Exercise directions:
How many lines in the records below contain the word "this"? Answer with the number alone.

* BEGIN Supplied data *

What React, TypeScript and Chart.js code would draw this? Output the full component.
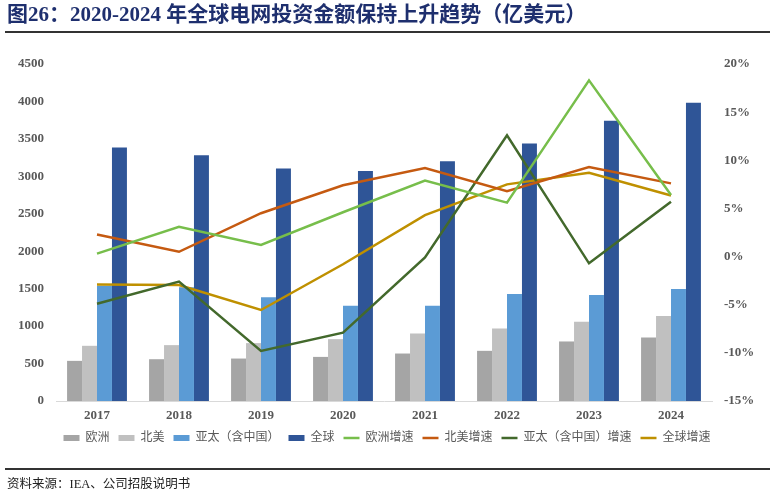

* END Supplied data *
* BEGIN Supplied data *

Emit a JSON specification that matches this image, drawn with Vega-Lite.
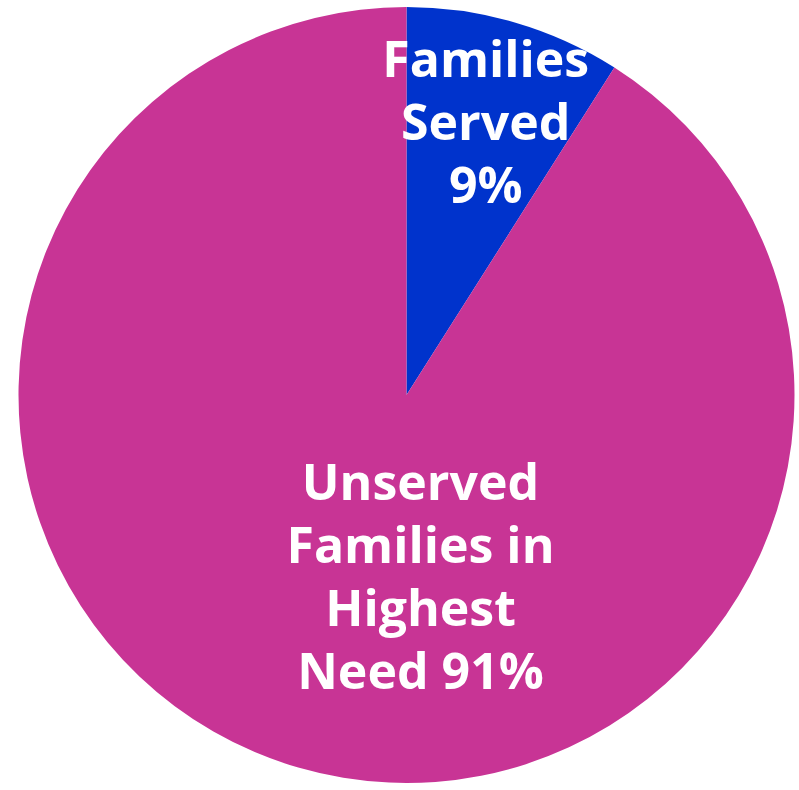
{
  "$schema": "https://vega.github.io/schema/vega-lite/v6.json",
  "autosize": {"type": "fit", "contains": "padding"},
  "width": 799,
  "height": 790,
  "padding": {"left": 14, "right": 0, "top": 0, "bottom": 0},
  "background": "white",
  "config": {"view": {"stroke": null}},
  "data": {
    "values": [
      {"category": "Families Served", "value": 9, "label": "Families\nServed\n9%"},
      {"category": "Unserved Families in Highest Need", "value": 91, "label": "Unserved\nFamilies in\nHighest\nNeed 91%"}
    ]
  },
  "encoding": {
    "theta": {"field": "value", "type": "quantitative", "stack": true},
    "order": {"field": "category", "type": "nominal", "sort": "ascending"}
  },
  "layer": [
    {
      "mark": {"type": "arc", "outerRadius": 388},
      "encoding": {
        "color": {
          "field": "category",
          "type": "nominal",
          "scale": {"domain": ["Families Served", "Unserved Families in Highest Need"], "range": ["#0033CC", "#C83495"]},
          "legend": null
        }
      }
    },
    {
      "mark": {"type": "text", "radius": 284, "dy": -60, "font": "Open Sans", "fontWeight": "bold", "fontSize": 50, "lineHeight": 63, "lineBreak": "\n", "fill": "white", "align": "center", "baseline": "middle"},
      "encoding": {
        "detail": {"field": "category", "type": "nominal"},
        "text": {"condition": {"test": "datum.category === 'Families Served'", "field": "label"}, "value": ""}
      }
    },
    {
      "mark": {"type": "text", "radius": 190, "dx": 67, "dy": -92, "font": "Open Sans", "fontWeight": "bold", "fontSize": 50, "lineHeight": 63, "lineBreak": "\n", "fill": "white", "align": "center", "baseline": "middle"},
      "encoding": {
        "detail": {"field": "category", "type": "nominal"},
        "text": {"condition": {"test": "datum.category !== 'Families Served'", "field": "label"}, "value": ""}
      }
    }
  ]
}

* END Supplied data *

Written response:
2